State Farm Hits the Right Note with Branded Content

Written by StitchDX | Mar 11, 2010 2:47:10 PM

It isn’t often these days that insurance companies are seen as the good guys, but State Farm bought a ginormous amount of positive brand image with its sponsorship of OK Go’s new video, “This Too Shall Pass.” The sponsorship included the expense involved to allow fans to embed said video on their own blogs and Web sites – an action that the Australian band’s own label, EMI, no longer permits.

But back to the beginning. OK Go became an international sensation with its 2006 video, “Here It Goes Again.” Shot on a non-existent budget, it featured the band members dancing on treadmills and immediately went viral upon hitting YouTube. Posted without EMI’s knowledge, the video spread throughout the Internet as fans embedded it seemingly everywhere. At first, EMI appreciated the free publicity – as well as the fact that Ok Go was recouping the label’s investment and generating a profit.
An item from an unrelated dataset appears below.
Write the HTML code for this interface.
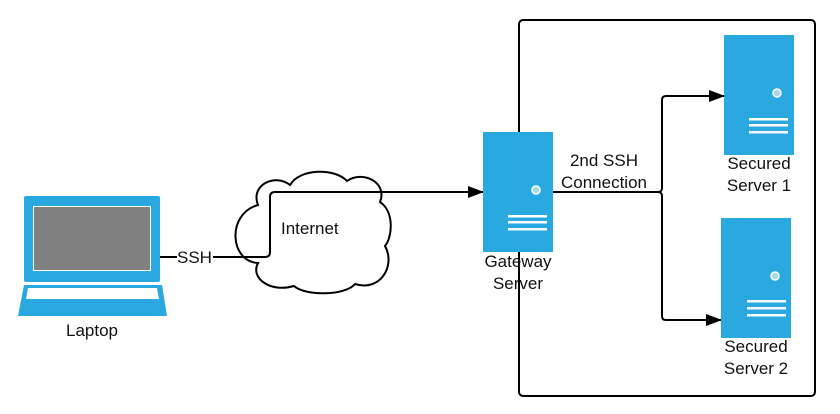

Soon after, however, EMI and other major labels went into panic mode when record sales tanked, and demanded YouTube pay them for streaming their material – and then made it impossible for fans to embed music videos. So even though the viral nature of Ok Go’s homemade video earned the band millions of fans and the label millions of dollars, retrograde reasoning ruled the day.

Enough set-up. Thanks to State Farm, you can view Ok Go’s amazing new video right here on this very blog. Although fun and creative, it taps into the 2010 zeitgeist of people feeling besieged by problems beyond their power to control. The message: Yes, this too shall pass – presumably with the help of State Farm, which makes its presence subtly known in the video by a toy State Farm truck that sets the Rube Goldberg-inspired chain of events into motion, and a blink-and-you-miss-it State Farm teddy bear. Oh, yeah, and the shout-out screen at the end of the video.

State Farm’s inventive branded content project is creating reverberations in very serious media quarters. Helen Walters of BusinessWeek takes it from here:

“Todd Fischer, manager of national sponsorships at the Bloomington, Ill.-based State Farm, was keen to assert that EMI had been ‘at the table’ throughout the negotiation process on this latest video, which started back in fall of last year. But clearly he’s also more than happy that State Farm gets to play the part of forward-thinking innovator, working to supply fans with what they really want and need (the ability to take the video and include it on their own sites).

“In supporting a band that epitomizes the DIY, can-do, I’ll-take-it-and-I’ll-mash-it attitude of contemporary culture, the insurer taps into a young audience in a cool, appropriate way. The band, meanwhile, gets to make another fantastic video, harness buzz and win over new fans: the film had nearly 1.4 million views in less than 48 hours.”

The New York Times published an Op-Ed column by OK Go’s lead singer/guitarist, Damian Kulash Jr., who provided his well-considered take on the bite-off-your-nose-to-spite-your-face actions of record labels prohibiting the distribution of their artists’ videos by fans. Wrote Kulash:

“In these tight times, it’s no surprise that EMI is trying to wring revenue out of everything we make, including our videos. But it needs to recognize the basic mechanics of the Internet. Curbing the viral spread of videos isn’t benefiting the company’s bottom line, or the music it’s there to support. The sooner record companies realize this, the better — though I fear it may already be too late.”

While many major brands are making forays into branded content, State Farm has literally hit all the right notes in partnering with a creative enterprise that can help it reach new customers. In an era in which an insurance company “gets” the power of digital and social media to build brands and relationships better than record labels, all bets are off. For those industries that don’t get it, their troubles are not likely to pass.